Many landmarks and buildings in Illinois are named for Stevenson, including the Chicago freeway that leads toward his childhood home of Bloomington, Illinois. The Central Illinois Regional Airport in Bloomington features a playful statue of Stevenson sitting on a bench a hole in the sole of his shoe-- a nod to a famous photo from one of his election campaigns.
Adlai Stevenson Quotes
“All progress has resulted from people who took unpopular positions.”
“There is a spiritual hunger in the world today, and it cannot be satisfied by better cars on longer credit terms.”
“Nothing so dates a man as to decry the younger generation.”
“I have been thinking that I would make a proposition to my Republicans friends: That if they would stop telling lies about the Democrats, we will stop telling the truth about them.”
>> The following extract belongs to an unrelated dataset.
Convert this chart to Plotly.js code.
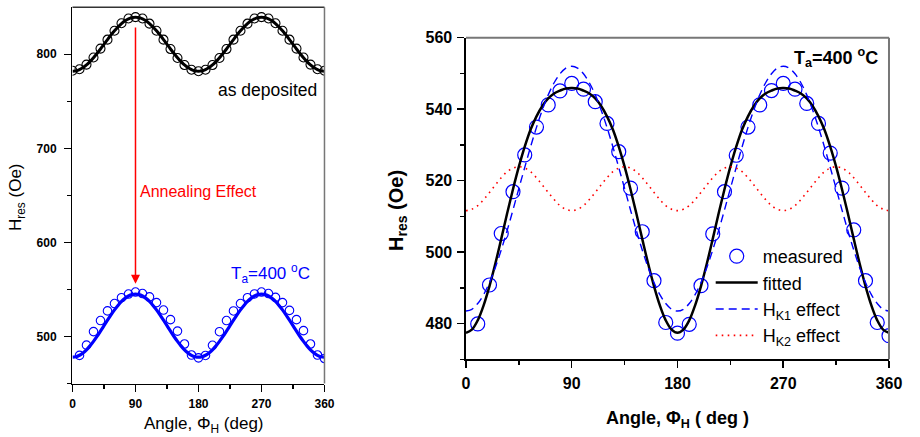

“It's hard to lead a cavalry charge if you think you look funny on a horse.”
“You can tell the size of a man by the size of the thing that makes him mad.”
“Nature is indifferent to the survival of the human species… including Americans.”
“We travel together, passengers on a little spaceship, dependent on its vulnerable reserves of air and soil, all committed—for our safety—to its security and peace. Preserved from annihilation only by the care, the work and the love we give our fragile craft.”
“I am not an old, experienced hand a politics. But I am now seasoned enough to have learned that the hardest thing about any political campaign is how to win without proving that you are unworthy of winning.”
“Man is a strange animal. He generally cannot read the handwriting on the all until his back is up against it.”